Mélodies de Venise, Op.58 no.1: Mandoline
Mandoline is the first of Gabriel Fauré's Mélodies (5) de Venise (Five Venetian Melodies), and in fact, the only one of the five to truthfully lay claim to its eponymous provenance: Fauré completed the song in the summer of 1891 during a stay in Venice, but wrote the rest of the songs in the cycle, and published the set, later that year in Paris. At any rate, the entire cycle bears the unmistakably French character of Fauré's adventurous but never overbearing harmonies, his translucent textures, and his emotionally direct melodic contours. The text, like the others in the cycle, is taken from Paul Verlaine, whose poems make up a large portion of the words set to music by fin de siècle composers. (Mandoline, in fact, had already been set by Debussy a year before Fauré's Mélodies (5)). Fauré uses the song to inaugurate his cycle with a bright, nimble mood (contrasting sharply, for example, with the textural moiré and veiled gestures of the second song, En sourdine). Repeated chords and jaunty rhythms form the core of the accompaniment, undergirding a lyrical line in the voice. Though Fauré generally shied away from blatant tone painting, the rhythmic character and plucky articulation of the piano clearly evoke the serenade singers described by Verlaine. The mood is light, as the poet notices figures in the crowd, describes their clothes, and gives listeners a glimpse of personality; the poem, as a character scene, offers Fauré the kind of poetic obligation he most enjoys meeting: a study in the evocation of subtle metaphor and the acute emotional resonance of a fluid narrative.
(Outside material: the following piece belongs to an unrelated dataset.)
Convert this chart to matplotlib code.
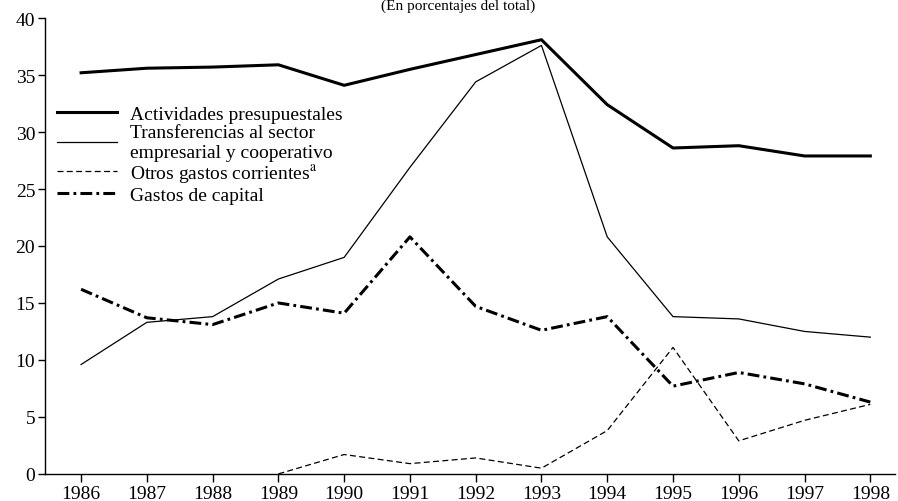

As the scene progresses, Fauré extends the curve of his melodic arcs and infuses his harmonic progressions with greater leeway -- the mandolin itself finally making its premiere in Verlaine's fourth stanza; but in the end, Fauré returns to the light texture and coyly self-conscious prattle of the opening verse.

Poème d'un jour, song cycle for voice and piano, Op. 21 no.3: Adieu
The last song returns to the major key. This is almost a précis of the emotional journey of the cycle. The tone of this song is more or less dispassionate, with both voice and accompaniment moving in more or less scalar steps until the word "fumee," with the upward fourth and the following piano arpeggio suggesting smoke blowing away, followed by the key change. But even in the brief section before the repeat of the first theme, while there are wider intervals and even a mezzo forte on "fleurs," and a slightly more restless accompaniment, after the change back to the original key and vocal theme, the accompaniment even takes on a lightly accented syncopation, adding to the effect of near-carelessness.